Carlos A. Del Carpio-Munoz (email@example.com)
Julio Cesar Carbajal L. (firstname.lastname@example.org)
Laboratory for Bioinformatics Department of Ecological Engineering, Toyohashi University of Technology, Tempaku, Toyohashi 441-8580, Japan
Divergence in sequence through evolution precludes sequence alignment based homology methodologies for protein folding prediction from detecting structural and folding similarities for distantly related protein. Homolog coverage of actual data bases is also a factor playing a critical role in the performance of those methodologies, the factor being conspicuously apparent in what is called the twilight zone of sequence homology in which proteins of high degree of similarity in both biological function and structure are found but for which the amino acid sequence homology ranges from about 20% to less than 30%. In contrast to these methodologies a strategy is proposed here based on a different concept of sequence homology.
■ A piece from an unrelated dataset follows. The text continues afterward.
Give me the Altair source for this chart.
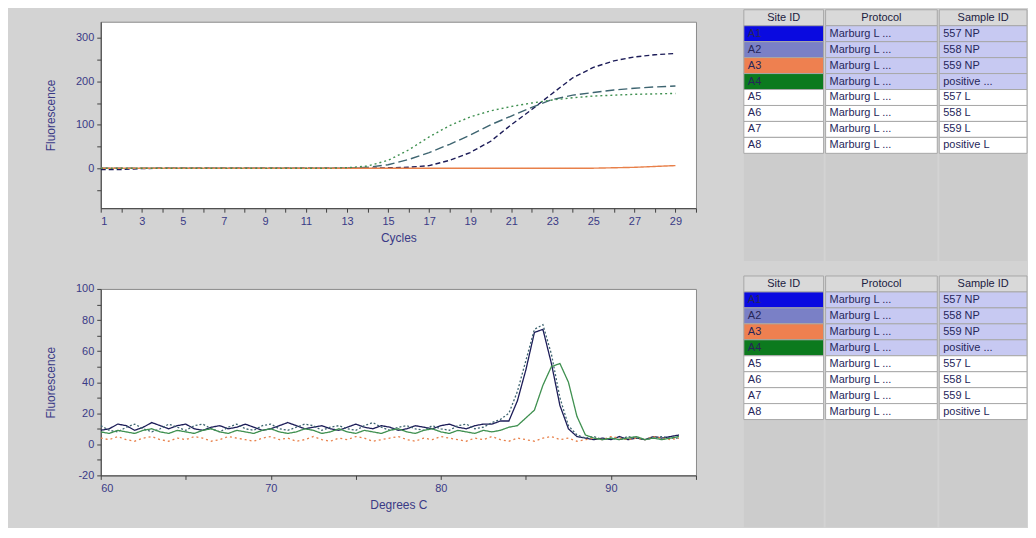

This concept is derived from a periodicity analysis of the physicochemical properties of the residues constituting proteins primary structures.. The analysis is performed using a front-end processing technique in automatic speech recognition by means of which the cepstrum (measure of the periodic wiggliness of a frequency response) is computed that leads to a spectral envelope that depicts the subtle periodicity in physicochemical characteristics of the sequence. Homology in sequences is then derived by alignment of spectral envelopes. Proteins sharing common folding patterns and biological function but low sequence homology can then be detected by the similarity in spectral dimension.. The methodology applied to protein folding recognition underscores in many cases other methodologies in the twilight zone.